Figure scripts
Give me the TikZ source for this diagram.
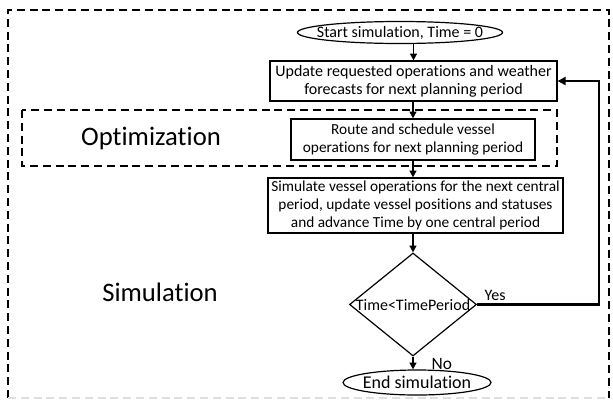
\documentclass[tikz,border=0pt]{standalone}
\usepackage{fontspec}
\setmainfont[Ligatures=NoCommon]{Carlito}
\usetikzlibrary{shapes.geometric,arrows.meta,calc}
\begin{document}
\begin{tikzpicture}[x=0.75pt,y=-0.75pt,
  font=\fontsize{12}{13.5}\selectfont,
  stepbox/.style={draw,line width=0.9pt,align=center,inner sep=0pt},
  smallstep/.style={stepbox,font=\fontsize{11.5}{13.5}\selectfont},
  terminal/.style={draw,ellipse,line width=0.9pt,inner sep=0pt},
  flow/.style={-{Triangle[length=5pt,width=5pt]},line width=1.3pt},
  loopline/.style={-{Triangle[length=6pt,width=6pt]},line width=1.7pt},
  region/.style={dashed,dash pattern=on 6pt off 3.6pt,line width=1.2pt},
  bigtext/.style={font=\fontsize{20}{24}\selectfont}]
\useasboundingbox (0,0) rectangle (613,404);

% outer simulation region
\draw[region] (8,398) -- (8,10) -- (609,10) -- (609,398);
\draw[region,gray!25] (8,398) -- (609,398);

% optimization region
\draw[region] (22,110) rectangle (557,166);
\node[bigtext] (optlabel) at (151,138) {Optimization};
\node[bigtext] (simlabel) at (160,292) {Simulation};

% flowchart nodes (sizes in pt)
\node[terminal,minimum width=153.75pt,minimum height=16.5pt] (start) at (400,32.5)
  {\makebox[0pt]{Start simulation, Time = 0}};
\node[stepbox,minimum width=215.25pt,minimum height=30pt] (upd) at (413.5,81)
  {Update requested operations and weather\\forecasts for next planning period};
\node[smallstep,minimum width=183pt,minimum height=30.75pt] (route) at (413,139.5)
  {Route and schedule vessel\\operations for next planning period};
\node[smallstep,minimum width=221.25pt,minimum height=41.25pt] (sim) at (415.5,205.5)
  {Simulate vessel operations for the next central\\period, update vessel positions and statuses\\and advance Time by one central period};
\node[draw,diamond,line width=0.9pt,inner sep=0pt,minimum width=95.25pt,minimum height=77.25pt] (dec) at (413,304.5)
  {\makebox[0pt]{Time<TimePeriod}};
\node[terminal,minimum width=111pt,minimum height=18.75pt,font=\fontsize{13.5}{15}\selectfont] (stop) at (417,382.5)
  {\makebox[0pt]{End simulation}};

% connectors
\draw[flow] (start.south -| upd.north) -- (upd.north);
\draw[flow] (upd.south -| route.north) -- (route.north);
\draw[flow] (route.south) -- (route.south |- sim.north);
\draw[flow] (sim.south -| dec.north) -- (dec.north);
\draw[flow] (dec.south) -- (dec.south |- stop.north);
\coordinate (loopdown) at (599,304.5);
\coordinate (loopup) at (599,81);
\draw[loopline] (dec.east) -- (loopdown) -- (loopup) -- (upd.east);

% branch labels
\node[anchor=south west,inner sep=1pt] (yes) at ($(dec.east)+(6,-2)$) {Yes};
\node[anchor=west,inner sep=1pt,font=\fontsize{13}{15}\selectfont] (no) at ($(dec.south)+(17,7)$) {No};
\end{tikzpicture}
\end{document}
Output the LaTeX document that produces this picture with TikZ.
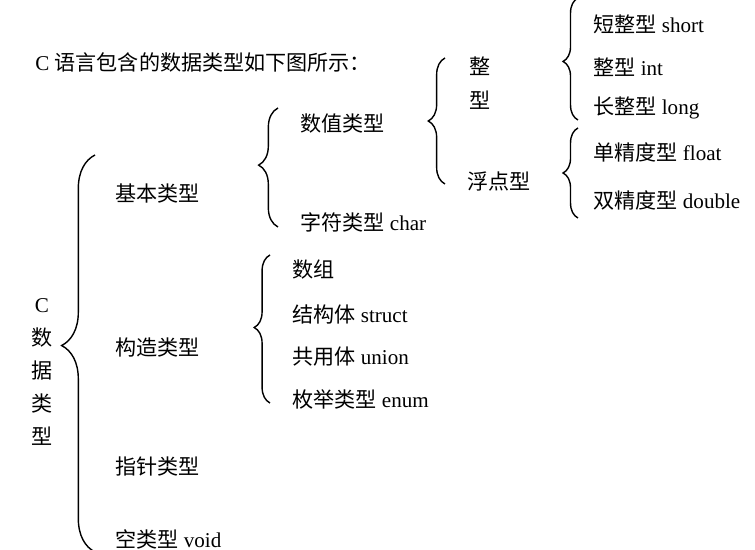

= EXERCISE INSTRUCTIONS =
Repeat the records above verbatim, with no pictures in the result.

= TASK SOLUTION =
Give me the TikZ source for this diagram.
\documentclass[tikz,border=0pt]{standalone}
\usepackage{fontspec}
\setmainfont[Ligatures=NoCommon]{Carlito}
\usetikzlibrary{shapes.geometric,arrows.meta,calc}
\begin{document}
\begin{tikzpicture}[x=0.75pt,y=-0.75pt,
  font=\fontsize{12}{13.5}\selectfont,
  stepbox/.style={draw,line width=0.9pt,align=center,inner sep=0pt},
  smallstep/.style={stepbox,font=\fontsize{11.5}{13.5}\selectfont},
  terminal/.style={draw,ellipse,line width=0.9pt,inner sep=0pt},
  flow/.style={-{Triangle[length=5pt,width=5pt]},line width=1.3pt},
  loopline/.style={-{Triangle[length=6pt,width=6pt]},line width=1.7pt},
  region/.style={dashed,dash pattern=on 6pt off 3.6pt,line width=1.2pt},
  bigtext/.style={font=\fontsize{20}{24}\selectfont}]
\useasboundingbox (0,0) rectangle (613,404);

% outer simulation region
\draw[region] (8,398) -- (8,10) -- (609,10) -- (609,398);
\draw[region,gray!25] (8,398) -- (609,398);

% optimization region
\draw[region] (22,110) rectangle (557,166);
\node[bigtext] (optlabel) at (151,138) {Optimization};
\node[bigtext] (simlabel) at (160,292) {Simulation};

% flowchart nodes (sizes in pt)
\node[terminal,minimum width=153.75pt,minimum height=16.5pt] (start) at (400,32.5)
  {\makebox[0pt]{Start simulation, Time = 0}};
\node[stepbox,minimum width=215.25pt,minimum height=30pt] (upd) at (413.5,81)
  {Update requested operations and weather\\forecasts for next planning period};
\node[smallstep,minimum width=183pt,minimum height=30.75pt] (route) at (413,139.5)
  {Route and schedule vessel\\operations for next planning period};
\node[smallstep,minimum width=221.25pt,minimum height=41.25pt] (sim) at (415.5,205.5)
  {Simulate vessel operations for the next central\\period, update vessel positions and statuses\\and advance Time by one central period};
\node[draw,diamond,line width=0.9pt,inner sep=0pt,minimum width=95.25pt,minimum height=77.25pt] (dec) at (413,304.5)
  {\makebox[0pt]{Time<TimePeriod}};
\node[terminal,minimum width=111pt,minimum height=18.75pt,font=\fontsize{13.5}{15}\selectfont] (stop) at (417,382.5)
  {\makebox[0pt]{End simulation}};

% connectors
\draw[flow] (start.south -| upd.north) -- (upd.north);
\draw[flow] (upd.south -| route.north) -- (route.north);
\draw[flow] (route.south) -- (route.south |- sim.north);
\draw[flow] (sim.south -| dec.north) -- (dec.north);
\draw[flow] (dec.south) -- (dec.south |- stop.north);
\coordinate (loopdown) at (599,304.5);
\coordinate (loopup) at (599,81);
\draw[loopline] (dec.east) -- (loopdown) -- (loopup) -- (upd.east);

% branch labels
\node[anchor=south west,inner sep=1pt] (yes) at ($(dec.east)+(6,-2)$) {Yes};
\node[anchor=west,inner sep=1pt,font=\fontsize{13}{15}\selectfont] (no) at ($(dec.south)+(17,7)$) {No};
\end{tikzpicture}
\end{document}
Output the LaTeX document that produces this picture with TikZ.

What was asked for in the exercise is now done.